Blackburn was listed as a civil engineer and surveyor on the journey to Tasmania and was assigned to the Roads Department under Roderic O'Connor, a wealthy Irishman who was the Inspector of Roads and Bridges at the time.

=== Work in Tasmania ===
In April 1843 Blackburn was assigned as an Engineer to the Roads Department according to an entry in the Blue Book in 1839. In August 1834 he handed in a report to the Government dealing with the water crisis which had been affecting the town of Launceston, for at least ten years. In October of that year, Blackburn completed plans and sections which were proposed solutions to solve the crisis. In March 1835, the government still did not make up a decision. It was until half a year later when most people agreed on Blackburn's proposal and in March 1836, constructions were finally put to work. Cheyne, who became the Inspector of Roads and Bridges after the resignation of O'Connor in December 1835, expressed his confidence in Blackburn.

He is the only person I can depend upon to do many of the duties, and without his assistance I must necessarily have done them myself… He is the only person in the Department beside myself who can survey and level… I place more confidence in him than I could in the greater proportion of those who call themselves free… If Blackburn from being a convict is incapacitated from making enquiries, no time must be lost in supplying his place with a free person qualified to do the duties, if such can be found, which I doubt, in the colony.

In August 1836, Blackburn's detailed work had been examined by sixteen senior government officials and he was permitted a free pardon in January 1840 which became effective in May 1841.

Between 1839 and 1841, Blackburn was involved in the designs of Government buildings and churches. In 1841, he was involved with the completion of Bridgewater Causeway. In August he submitted a proposal with James Thomson but further changes and delays were made. The project was finally begun in March 1847 and the bridge were opened in April 1849.

=== Work in Victoria ===
In April 1849, Blackburn sailed from Tasmania with his wife and ten children to start a new life in Melbourne. In May Blackburn was aware of the polluted water pumped from Yarra River for sale directly causing a death rate of 20 per week. Engaged initially by the Corporation of the City of Melbourne, in 1853 Blackburn submitted plans to the newly-appointed Board of Sewers and Water Supply and proposed that a red gum pipe could be introduced at the corner of Flinders and Elizabeth streets as an allotment.
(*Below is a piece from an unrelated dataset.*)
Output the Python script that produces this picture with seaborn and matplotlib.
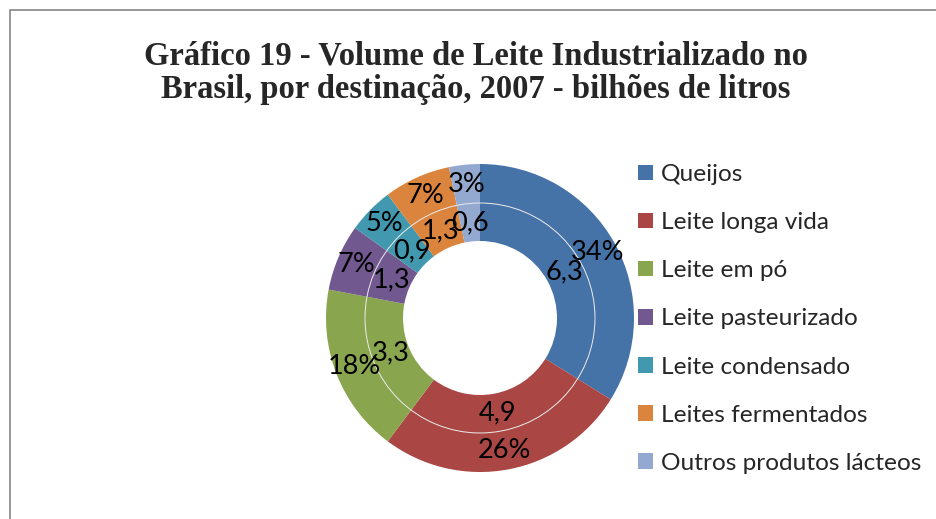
import matplotlib
matplotlib.use("Agg")
import matplotlib.pyplot as plt
import seaborn as sns
from matplotlib.patches import Patch, Rectangle, Circle

# ==============================
# DATA
# ==============================
categories = ["Queijos", "Leite longa vida", "Leite em pó", "Leite pasteurizado",
              "Leite condensado", "Leites fermentados", "Outros produtos lácteos"]
volumes = [6.3, 4.9, 3.3, 1.3, 0.9, 1.3, 0.6]  # bilhões de litros
title = "Gráfico 19 - Volume de Leite Industrializado no\nBrasil, por destinação, 2007 - bilhões de litros"

colors = ["#4572A7", "#AA4643", "#89A54E", "#71588F", "#4198AF", "#DB843D", "#93A9CF"]

# ==============================
# STYLE
# ==============================
sns.set_theme(style="white")
palette = sns.color_palette(colors)
plt.rcParams["font.family"] = ["Lato", "DejaVu Sans"]

W, H = 936, 519
fig = plt.figure(figsize=(W / 100, H / 100), dpi=100)

# outer frame (partly cropped in the original)
fig.add_artist(Rectangle((10 / W, -0.2), 1.2, (H - 10) / H + 0.2, transform=fig.transFigure,
                         fill=False, edgecolor="#868686", linewidth=1.2))

fig.text(476 / W, (H - 73) / H, title, ha="center", va="center",
         family="Liberation Serif", fontweight="bold", fontsize=23.5, linespacing=1.1)

# ==============================
# DONUT
# ==============================
cx, cy, R = 480, 318, 154
ax = fig.add_axes([(cx - R) / W, (H - cy - R) / H, 2 * R / W, 2 * R / H])
total = sum(volumes)
r_mid = 115 / R
r_hole = 77 / R

# outer ring - percentages
_, _, pct_texts = ax.pie(volumes, colors=palette, startangle=90, counterclock=False,
                         radius=1.0, autopct="%.0f%%", pctdistance=(1 + r_mid) / 2,
                         wedgeprops=dict(width=1 - r_mid, linewidth=0))
# inner ring - values
_, _, val_texts = ax.pie(volumes, colors=palette, startangle=90, counterclock=False,
                         radius=r_mid,
                         autopct=lambda p: f"{p * total / 100:.1f}".replace(".", ","),
                         pctdistance=(r_mid + r_hole) / 2 / r_mid,
                         wedgeprops=dict(width=r_mid - r_hole, linewidth=0))
# thin light line between the two rings
ax.add_patch(Circle((0, 0), r_mid, fill=False, edgecolor="#e8e8e8", linewidth=0.7, zorder=2))
for t in pct_texts + val_texts:
    t.set_fontsize(19.5)
    t.set_color("black")
    t.set_zorder(3)

ax.set_xlim(-1, 1)
ax.set_ylim(-1, 1)
ax.set_aspect("equal")
ax.axis("off")

# ==============================
# LEGEND
# ==============================
handles = [Patch(facecolor=c, edgecolor="none") for c in palette]
fig.legend(handles, categories, loc="upper left", bbox_to_anchor=(638 / W, (H - 164) / H),
           frameon=False, fontsize=17.6, handlelength=0.6, handleheight=0.6,
           handletextpad=0.35, labelspacing=1.11, borderpad=0, borderaxespad=0)

fig.savefig("out.png", dpi=100)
The water would be directed to a tank and filtered to remove the pollutant before being sold to the public; and hence, the establishment a dam across the Plenty River to form the Yan Yean Reservoir.

In July 1853, the construction of St Mark's Church in Fitzroy, began to designs by Blackburn and his son, also called James.

Due to the pollution of the Yarra River, Blackburn submitted a report to the Council in August 1851 suggesting to bring water to Melbourne using gravity from the upper reaches of Plenty River. However, this proposal was declined and another scheme was chosen. Clement Hodgkinson, who had also suggested a scheme, studied Blackburn's proposal and said: "After visiting the ground I have much pleasure in giving my humble testimony as to the care, industry and engineering talent displayed by Mr Blackburn." The Government accepted the recommendation and the work was carried out.

=== Death and legacy ===
At the age of 51, James Blackburn died from typhoid, the same sickness which killed four of his sons and a daughter.

The Melbourne suburb of Blackburn may have been named after him.

== Notable works ==

=== In Tasmania ===

- [YYYY] - The Grange, Campbell Town
- 1837 – Glenorchy Watch House - since demolished
- 1838 – St Mary's Kempton
- 1839 – Longford Gaol
- 1839 – Spring Hill Watch House
- 1839 – St Matthew's Church, Glenorchy
- 1839 – St Mark's Church, Pontville
- 1839 – St Matthew's Church, Rokeby
- 1840 – St Andrew's Church, nave only, Westbury
- 1840 – Scots Presbyterian Schurch, Sorell
- 1841 – Holy Trinity Rectory, Hobart
- 1841 – Porticos on Public Offices, Murray Street, Hobart
- 1841 – Holy Trinity Church, Launceston - since demolished
- 1841 – Tower and vestries only, St George's Church, Battery Point
- 1842 – New Town Congregational Church
- 1842 – Lady Franklin Museum, Lenah Valley
- 1842 – Congregational Chapel, Bagdad
- 1842 – Congregational Chapel, Cambrdige
- 1843 – Queen Mary Club, formerly Bank of Australasia, 143-145 Macquarie Street, Hobart
- 1847 – Holy Trinity Church, North Hobart

==== Notable church projects ====
St Mark's, Pontville
St Mark's is an Anglican church in Pontville, Tasmania. It was sited by Governor Lachlan Macquarie, in 1821. It was designed by Blackburn in a distinctive neo-Norman style and built between 1839 and 1841 by Joseph Moir at a cost of approximately £2,600. It is constructed from local Brighton stone. The main façade incorporates a central Norman doorway flanked by raking arcades and low towers. The interior includes elaborately carved furniture by Hobart woodcarver Ernest Osborne.
Between the front two towers, effectively recessed by their juxtaposition is the entrance porch which comprises two central Tuscan columns supporting a segmented arch with zigzag decoration and inversely castellated cornice, reminiscent of a sun temple, with miniature raked colonnades either side. It is unique, though architecturally it has affinities with at least two other Tasmanian churches, the Presbyterian Church at Glenorchy and the New Town Congregational Church. The designs of those buildings mark the earliest colonial appearances of the Romanesque style in the history of Australian architecture.

Holy Trinity church, Hobart

Blackburn's Holy Trinity, is a good example of Gothic Revival ecclesiastical construction in sandstone. It has one of the oldest sets of bell in Australia. The foundation stone was laid by John Franklin in 1841 and construction was completed in 1848.